Supramolecular Aufbau: Folded Polymers as Building Blocks for Adaptive Organic Materials

Abstract

The design of inorganic and organic solids with novel structures and properties has long been the object of materials research. The classical examples of porous materials (i.e., involving reversible guest passage) are zeolites. First discovered in the mid-1700s, zeolites are hydrated, crystalline aluminosilicates that organize into stable, discrete frameworks. Basic structures employ tetrahedral atoms (silicon or aluminum) bridged by oxygen atoms, where each oxygen is shared between two metalloid tetrahedra. Resulting covalent lattices can be neutral or negatively charged (as a result of bridging oxides) and often employ alkali metal or alkalineearth counterions.
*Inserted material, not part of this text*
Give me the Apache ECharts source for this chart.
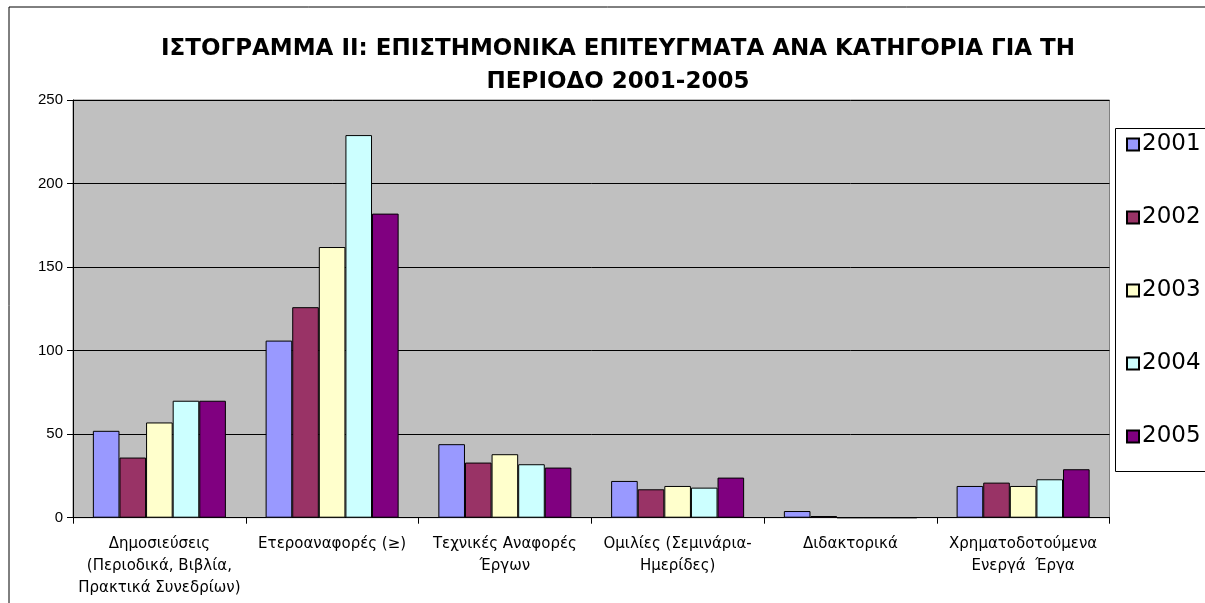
<!DOCTYPE html>
<html>
<head>
<meta charset="utf-8">
<script src="https://cdn.jsdelivr.net/npm/echarts@6/dist/echarts.min.js"></script>
<style>
  html, body { margin: 0; padding: 0; background: #fff; }
  #chart { width: 1205px; height: 603px; }
</style>
</head>
<body>
<div id="chart"></div>
<script>
// categories on the x axis
const categories = [
  'Δημοσιεύσεις\n(Περιοδικά, Βιβλία,\nΠρακτικά Συνεδρίων)',
  'Ετεροαναφορές (≥)',
  'Τεχνικές Αναφορές\nΈργων',
  'Ομιλίες (Σεμινάρια-\nΗμερίδες)',
  'Διδακτορικά',
  'Χρηματοδοτούμενα\nΕνεργά  Έργα'
];
const years = ['2001', '2002', '2003', '2004', '2005'];

// values per year, one per category
const y2001 = [52, 106, 44, 22, 4, 19];
const y2002 = [36, 126, 33, 17, 1, 21];
const y2003 = [57, 162, 38, 19, 0, 19];
const y2004 = [70, 229, 32, 18, 0, 23];
const y2005 = [70, 182, 30, 24, 0, 29];

const yearColors = ['#9999FF', '#993366', '#FFFFCC', '#CCFFFF', '#800080'];
const seriesData = [y2001, y2002, y2003, y2004, y2005];

let myChart = echarts.init(document.getElementById('chart'));

let series = years.map((y, i) => ({
  name: y,
  type: 'bar',
  data: seriesData[i],
  barGap: '0%',
  barCategoryGap: '23%',
  itemStyle: {
    color: yearColors[i],
    borderColor: '#000',
    borderWidth: 1
  }
}));

let options = {
  animation: false,
  backgroundColor: '#fff',
  textStyle: { fontFamily: 'Liberation Sans, Arial, sans-serif' },
  title: {
    text: 'ΙΣΤΟΓΡΑΜΜΑ ΙΙ: ΕΠΙΣΤΗΜΟΝΙΚΑ ΕΠΙΤΕΥΓΜΑΤΑ ΑΝΑ ΚΑΤΗΓΟΡΙΑ ΓΙΑ ΤΗ\nΠΕΡΙΟΔΟ 2001-2005',
    left: 613,
    textAlign: 'center',
    top: 28,
    textStyle: {
      fontSize: 23,
      fontWeight: 'bold',
      color: '#000',
      lineHeight: 33,
      fontFamily: 'DejaVu Sans, sans-serif'
    }
  },
  graphic: [
    {
      type: 'rect',
      silent: true,
      shape: { x: 9, y: 7, width: 1300, height: 700 },
      style: { fill: 'none', stroke: '#000', lineWidth: 1 },
      z: -10
    },
    {
      type: 'rect',
      silent: true,
      shape: { x: 1115.5, y: 128.5, width: 200, height: 343 },
      style: { fill: '#fff', stroke: '#000', lineWidth: 1 },
      z: 0
    }
  ],
  legend: {
    orient: 'vertical',
    left: 1126,
    top: 133,
    icon: 'rect',
    itemWidth: 12,
    itemHeight: 12,
    itemGap: 50,
    padding: 0,
    z: 5,
    textStyle: {
      fontSize: 23,
      color: '#000',
      fontFamily: 'DejaVu Sans, sans-serif',
      padding: [0, 0, 0, -2]
    },
    data: years
  },
  grid: {
    left: 73,
    right: 95.5,
    top: 100,
    bottom: 85.3,
    show: true,
    backgroundColor: '#C0C0C0',
    borderColor: '#808080',
    borderWidth: 1
  },
  xAxis: {
    type: 'category',
    data: categories,
    axisLine: { lineStyle: { color: '#000', width: 1 } },
    axisTick: { show: true, length: 6, lineStyle: { color: '#000' } },
    axisLabel: {
      fontSize: 15,
      color: '#000',
      lineHeight: 22,
      margin: 15,
      interval: 0,
      fontFamily: 'DejaVu Sans, sans-serif'
    }
  },
  yAxis: {
    type: 'value',
    min: 0,
    max: 250,
    interval: 50,
    axisLine: { show: true, lineStyle: { color: '#000' } },
    axisTick: { show: true, length: 6, lineStyle: { color: '#000' } },
    axisLabel: { fontSize: 15, color: '#000', margin: 10 },
    splitLine: { show: true, lineStyle: { color: '#000', width: 1 } }
  },
  series: series
};

myChart.setOption(options);
</script>
</body>
</html>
As a consequence of this ordered structure, zeolites both benefit from and are limited by their highly geometrical nature: their rigid structures are inherently robust, yet they are difficult to process. In addition, while natural and unnatural zeolites have been characterized, harsh synthetic conditions are common to both and lead to limitations in design and processability. Even so, these impediments have not prevented constructing a myriad of architectures on zeolite host lattices. Strengths and weaknesses aside, zeolites demonstrate a major objective of materials chemistry: the ability to manifest macroscopic physical properties based on embedded microscopic structure.